Dr Tom O’Brien, manager of Sankalpa drug rehabilitation service in Finglas, is just one of those who would be dramatically affected by the cuts.
Sankalpa is categorised as a ‘special CE scheme’, which means that the role of the 18 participants is not to work but to engage in drug rehabilitation so that they can get their feet back on the ground.
“The social welfare budget has been slashed and it seems that certain sectors such as the CE schemes will be targeted as part of the cuts,” he told Northside People.
“We are already dealing with a cut from the HSE of five per cent each year and now it seems the €30,000 grant we get from FAS will be cut to €10,000.
“It simply won’t be sustainable for us to be able to continue to provide this vital service with such limited resources.”
The meals on wheels service in Finglas, which was established almost 20 years ago, is also in danger of closing according to its founder, Bernie Donnelly.

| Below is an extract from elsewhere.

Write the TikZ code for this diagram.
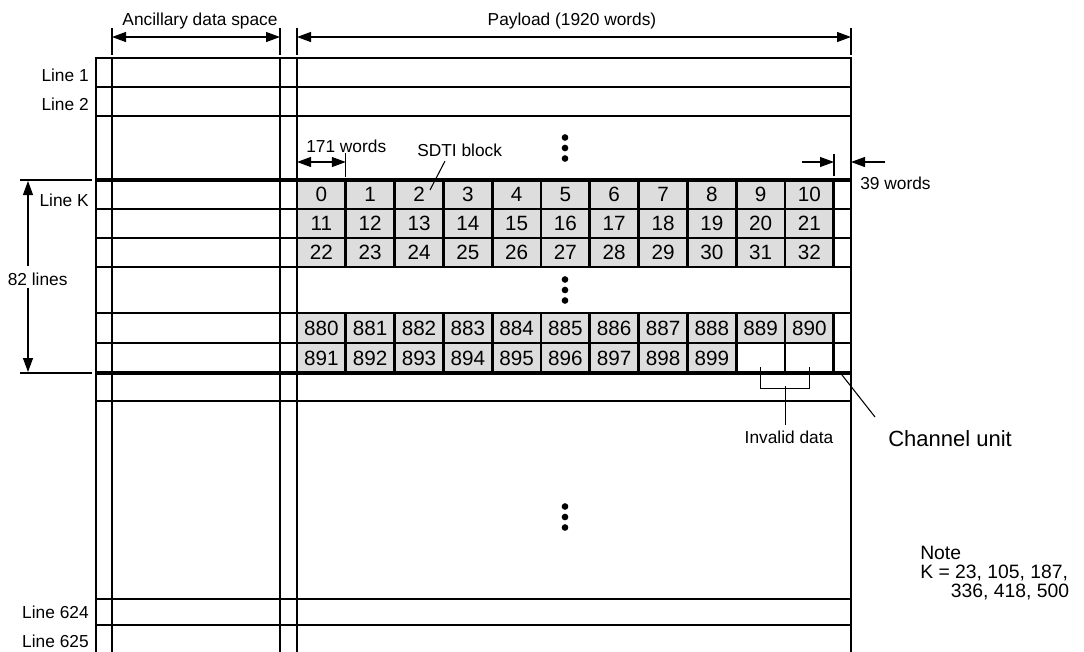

“If implemented, the cut will mean that two thirds of our funding will be gone,” she explained.
“It won’t be possible for us to continue the service which now caters for 800 people per week.”
The service is heavily reliant on the work of 27 CE workers, a further four who are employed full-time and two CE supervisors.
A devastated Ms Donnelly explained how the loss of jobs and the loss of the service would have a serious knock-on effect in regards to hospital overcrowding.
“The provision and the availability of our meals on wheels forms an essential part of the discharge plan for elderly patients who may be in hospital or in nursing homes recovering from surgery,” she stated.
“If there’s no service to provide them with food when they return home then the hospital will have no other choice but to keep them in hospital until they are fully mobile and able to fend for themselves.
“That in turn will mean fewer hospital beds for those who really need them.”
In correspondence seen by Northside People and sent to Dr Tom O’Brien, Minister Burton confirmed that a review of CE schemes would be carried out and that financial assistance would be provided in the event that some CE schemes are in difficulty as a result of the cuts.
“Community Employment schemes provide a very important and valued contribution to social employment, training and progression for unemployed people,” Minister Burton wrote.
“As part of the entry of FAS into my Department on January 1 2012, I have directed that a review of CE schemes will commence immediately.
“No Community Employment scheme will close pending the outcome of this review.
“The purpose of the review will be to establish the ongoing viability of each scheme in the context of the overall CE program and recognising in particular the community and social value of each CE scheme.
“In the event [that] a reduction in the training and material grant announced in the budget creates financial difficulties for schemes that would otherwise be viable, my department will be in a position to fund such schemes from within the overall department budget.”